Rycroft believes that India’s government can play a powerful role in enabling the country to become a leading next gen textile hub by implementing supportive policies that incentivise sustainable manufacturing and discourage imports linked to deforestation.
Embracing the Circular Economy
To minimise waste and maximise resource efficiency, Indian textile manufacturers can adopt circular economy principles. Rycroft suggests that manufacturers collaborate with government bodies to incentivize environmentally efficient technologies, establish feedstock supply chains for recycling old textiles, and develop green tech recycling facilities. These initiatives would not only reduce waste but also create local economic value and secondary businesses like textile recycling.
Harnessing the Potential of Renewable Energy
Renewable energy holds great potential for the Indian textile industry. Rycroft recommends co-building renewable energy capacity alongside retrofitting or building new textile manufacturing mills. This shift to renewable sources of energy would not only benefit the industry but also help transition India’s power supply away from coal, contributing to a greener and more sustainable future.
“With the Next Gen textile mill as an ‘anchor’ electricity buyer, the renewable energy provider can then build additional capacity to also sell green energy to the grid so that India’s power supply can be transitioned off of coal,” she says.
Driving the Circular Economy: Lessons from Indian Innovators
Rycroft highlights Birla Cellulose as an Indian textile company that has successfully implemented sustainable practices. By avoiding Ancient and Endangered Forest fibre and manufacturing MMCF/lyocell, Birla Cellulose has earned preferred supplier status from renowned fashion brands. According to her, “Birla Cellulose has shifted its raw material sourcing... to avoid any Ancient and Endangered Forest fibre in their viscose and textile production.”
She also mentions Flipkart and House of Anita Dongre as Indian brands that have partnered with Canopy to develop commitments for sustainable packaging materials. These examples demonstrate how early adoption and such efforts bring tangible value to businesses in a competitive market.
Promoting Sustainable Fashion
To promote sustainable fashion, Rycroft suggests leveraging the influence of celebrities and influencers who understand the impact of climate change and pollution. She proposes, “all eco-fashion lovers can post social media content showing how they’re contributing to the Next Gen transition - be it clothing swaps with friends, ensuring they’re recycling old clothes, or supporting brands who are leading with Next Gen adoption.”
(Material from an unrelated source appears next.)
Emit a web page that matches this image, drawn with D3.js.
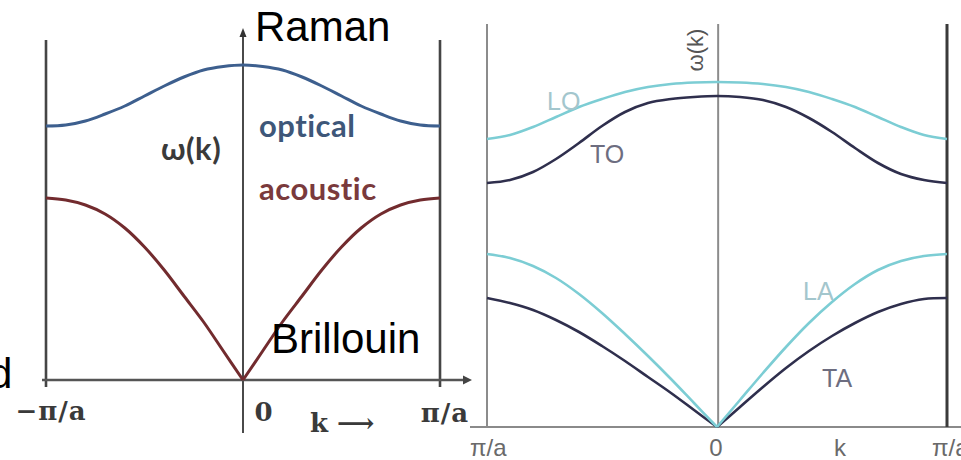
<!DOCTYPE html>
<html>
<head>
<meta charset="utf-8">
<script src="https://cdn.jsdelivr.net/npm/d3@7"></script>
<style>
  html, body { margin: 0; padding: 0; background: #fff; }
  svg { display: block; }
</style>
</head>
<body>
<svg id="chart" width="961" height="460"></svg>
<script>
// Wave vector k, in units of π/a, across the first Brillouin zone
const kPoints = [-1, -0.9, -0.8, -0.7, -0.6, -0.5, -0.4, -0.3, -0.2, -0.1, 0,
                  0.1, 0.2, 0.3, 0.4, 0.5, 0.6, 0.7, 0.8, 0.9, 1];

// Diatomic chain: ω(k) in arbitrary units
const opticalBranch  = [2.54, 2.55, 2.59, 2.66, 2.74, 2.84, 2.94, 3.03, 3.10, 3.135, 3.15,
                        3.135, 3.10, 3.03, 2.94, 2.84, 2.74, 2.66, 2.59, 2.55, 2.54];
const acousticBranch = [1.82, 1.80, 1.75, 1.66, 1.52, 1.33, 1.10, 0.84, 0.58, 0.29, 0,
                        0.29, 0.58, 0.84, 1.10, 1.33, 1.52, 1.66, 1.75, 1.80, 1.82];

// Three-dimensional crystal: longitudinal / transverse branches
const loBranch = [2.88, 2.92, 3.00, 3.10, 3.20, 3.28, 3.35, 3.40, 3.43, 3.445, 3.45,
                  3.445, 3.43, 3.40, 3.35, 3.28, 3.20, 3.10, 3.00, 2.92, 2.88];
const toBranch = [2.44, 2.47, 2.55, 2.68, 2.84, 3.01, 3.15, 3.24, 3.28, 3.30, 3.31,
                  3.30, 3.27, 3.20, 3.09, 2.95, 2.79, 2.64, 2.53, 2.47, 2.44];
const laBranch = [1.73, 1.69, 1.61, 1.49, 1.33, 1.14, 0.93, 0.71, 0.48, 0.24, 0,
                  0.27, 0.54, 0.80, 1.04, 1.25, 1.43, 1.57, 1.66, 1.71, 1.73];
const taBranch = [1.29, 1.24, 1.17, 1.07, 0.95, 0.81, 0.66, 0.50, 0.34, 0.17, 0,
                  0.20, 0.40, 0.59, 0.76, 0.91, 1.04, 1.15, 1.23, 1.28, 1.29];

// Axis tick labels
const leftTickValues  = [-1, 0, 1];
const leftTickLabels  = ["\u2212\u03c0/a", "0", "\u03c0/a"];
const rightTickValues = [-1, 0, 0.535, 1];
const rightTickLabels = ["\u03c0/a", "0", "k", "\u03c0/a"];

const svg = d3.select("#chart");
const mid = kPoints.indexOf(0);
const halves = [[0, mid + 1], [mid, kPoints.length]];

// ---------- Left panel: linear diatomic chain ----------
const xL = d3.scaleLinear().domain([-1, 1]).range([46, 440]);
const yL = d3.scaleLinear().domain([0, 3.5]).range([380, 30]);
const left = svg.append("g");

// zone boundaries
left.selectAll("line.zone")
  .data(leftTickValues.filter(v => v !== 0))
  .join("line")
  .attr("x1", d => xL(d)).attr("x2", d => xL(d))
  .attr("y1", yL(3.4)).attr("y2", yL(0) + 7)
  .attr("stroke", "#454545").attr("stroke-width", 2.6);

// ω axis with arrowhead
left.append("line")
  .attr("x1", xL(0)).attr("x2", xL(0))
  .attr("y1", yL(0) + 53).attr("y2", 34)
  .attr("stroke", "#4a4a4a").attr("stroke-width", 2);
left.append("path")
  .attr("d", `M${xL(0)},28 L${xL(0) - 3.5},37 L${xL(0) + 3.5},37 Z`)
  .attr("fill", "#333");

// k axis with arrowhead
left.append("line")
  .attr("x1", xL(-1) - 4).attr("x2", 464)
  .attr("y1", yL(0)).attr("y2", yL(0))
  .attr("stroke", "#555").attr("stroke-width", 2.6);
left.append("path")
  .attr("d", `M472,${yL(0)} L463,${yL(0) - 4.5} L463,${yL(0) + 4.5} Z`)
  .attr("fill", "#444");

const lineL = d3.line()
  .x(d => xL(d[0])).y(d => yL(d[1]))
  .curve(d3.curveCatmullRom.alpha(0.5));

// optical: one smooth branch
left.append("path")
  .attr("d", lineL(kPoints.map((k, i) => [k, opticalBranch[i]])))
  .attr("fill", "none").attr("stroke", "#3d5f8e").attr("stroke-width", 3);

// acoustic: two halves meeting at the cusp k = 0
halves.forEach(([a, b]) => {
  left.append("path")
    .attr("d", lineL(kPoints.slice(a, b).map((k, i) => [k, acousticBranch[a + i]])))
    .attr("fill", "none").attr("stroke", "#722b2e").attr("stroke-width", 3);
});

// branch labels
const labelFont = { family: "Lato", size: 31 };
[["\u03c9(k)", 161, 160, "#3a3a3a"],
 ["optical", 259, 137, "#3e5779"],
 ["acoustic", 259, 200, "#7a3a3c"]].forEach(([t, x, y, c]) => {
  left.append("text").text(t)
    .attr("x", x).attr("y", y)
    .attr("font-family", labelFont.family).attr("font-weight", "bold")
    .attr("font-size", labelFont.size).attr("letter-spacing", 0.5)
    .attr("fill", c);
});

// tick labels
const leftTickDx = [5, 21, 5];
const leftTickDy = [40, 41, 42];
left.selectAll("text.tick")
  .data(leftTickValues)
  .join("text")
  .attr("class", "tick")
  .attr("x", (d, i) => xL(d) + leftTickDx[i])
  .attr("y", (d, i) => yL(0) + leftTickDy[i])
  .attr("text-anchor", "middle")
  .attr("font-family", "DejaVu Serif").attr("font-weight", "bold").attr("font-size", 26)
  .attr("letter-spacing", 1)
  .attr("fill", "#3a3a3a")
  .text((d, i) => leftTickLabels[i]);
left.append("text").text("k \u27f6")
  .attr("x", 310).attr("y", yL(0) + 52)
  .attr("font-family", "DejaVu Serif").attr("font-weight", "bold").attr("font-size", 26)
  .attr("fill", "#3a3a3a");

// ---------- Right panel: three-dimensional crystal ----------
const xR = d3.scaleLinear().domain([-1, 1]).range([487, 947]);
const yR = d3.scaleLinear().domain([0, 4]).range([427, 27]);
svg.append("clipPath").attr("id", "rightClip")
  .append("rect").attr("x", 470).attr("y", 0).attr("width", 491).attr("height", 460);
const right = svg.append("g").attr("clip-path", "url(#rightClip)");

right.append("line")
  .attr("x1", 470).attr("x2", 961).attr("y1", yR(0)).attr("y2", yR(0))
  .attr("stroke", "#8a8a8a").attr("stroke-width", 2.2);
right.append("line")
  .attr("x1", xR(-1)).attr("x2", xR(-1)).attr("y1", 24).attr("y2", yR(0))
  .attr("stroke", "#8c8c8c").attr("stroke-width", 2);
right.append("line")
  .attr("x1", xR(0.005)).attr("x2", xR(0.005)).attr("y1", 24).attr("y2", yR(0))
  .attr("stroke", "#8c8c8c").attr("stroke-width", 2);
right.append("line")
  .attr("x1", xR(1)).attr("x2", xR(1)).attr("y1", 24).attr("y2", yR(0))
  .attr("stroke", "#3a3a3a").attr("stroke-width", 3);

const lineR = d3.line()
  .x(d => xR(d[0])).y(d => yR(d[1]))
  .curve(d3.curveCatmullRom.alpha(0.5));

const lightBranch = "#7ccdd4";
const darkBranch = "#2f2f4d";
right.append("path")
  .attr("d", lineR(kPoints.map((k, i) => [k, loBranch[i]])))
  .attr("fill", "none").attr("stroke", lightBranch).attr("stroke-width", 2.6);
right.append("path")
  .attr("d", lineR(kPoints.map((k, i) => [k, toBranch[i]])))
  .attr("fill", "none").attr("stroke", darkBranch).attr("stroke-width", 2.6);
[[taBranch, darkBranch], [laBranch, lightBranch]].forEach(([series, colour]) => {
  halves.forEach(([a, b]) => {
    right.append("path")
      .attr("d", lineR(kPoints.slice(a, b).map((k, i) => [k, series[a + i]])))
      .attr("fill", "none").attr("stroke", colour).attr("stroke-width", 2.6);
  });
});

// branch labels
const rightLabelFont = "Liberation Sans";
[["LO", 547, 110, "#a3c6cd"], ["TO", 590, 163, "#6d6d80"],
 ["LA", 803, 300, "#a3c6cd"], ["TA", 822, 387, "#6d6d80"]].forEach(([t, x, y, c]) => {
  right.append("text").text(t)
    .attr("x", x).attr("y", y)
    .attr("font-family", rightLabelFont).attr("font-size", 25)
    .attr("fill", c);
});

// rotated ω(k) beside the vertical axis
right.append("text").text("\u03c9(k)")
  .attr("transform", `translate(${xR(0) - 14},50) rotate(-90)`)
  .attr("text-anchor", "middle")
  .attr("font-family", rightLabelFont).attr("font-size", 22)
  .attr("fill", "#555");

// tick labels along the k axis
const rightTickAnchor = ["start", "middle", "middle", "start"];
const rightTickDx = [-17, -1, 0, -15];
right.selectAll("text.tick")
  .data(rightTickValues)
  .join("text")
  .attr("class", "tick")
  .attr("x", (d, i) => xR(d) + rightTickDx[i])
  .attr("y", yR(0) + 29)
  .attr("text-anchor", (d, i) => rightTickAnchor[i])
  .attr("font-family", rightLabelFont).attr("font-size", 24)
  .attr("fill", "#6a6a6a")
  .text((d, i) => rightTickLabels[i]);

// ---------- Annotations ----------
const note = svg.append("g")
  .attr("font-family", "Liberation Sans").attr("font-size", 42).attr("fill", "#000");
note.append("text").text("Raman").attr("x", 255).attr("y", 41);
note.append("text").text("Brillouin").attr("x", 271).attr("y", 353);
note.append("text").text("d").attr("x", -11).attr("y", 388);
</script>
</body>
</html>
Through India-specific awareness campaigns, social media engagement, and showcasing early adopters of green solutions, India can encourage and inspire consumers to make eco-friendly choices. Rycroft also emphasises the importance of government policies that inhibit imports of unsustainable commodities, which will help industries using sustainable materials within India to be competitive.
The Bottom Line?
India’s rich textile heritage, combined with its potential to embrace sustainable practices, positions the country as a leading force in the global fashion industry. By leveraging innovative approaches, adopting clean technologies, and implementing supportive government policies, India can become a sustainable fashion leader.
The transition to circular manufacturing, renewable energy, and low-carbon supply chains will not only minimise the industry’s environmental impact but also drive economic growth and foster greater social value creation. India’s journey toward sustainability offers a powerful model for other countries and sets a new standard for the fashion industry as a whole.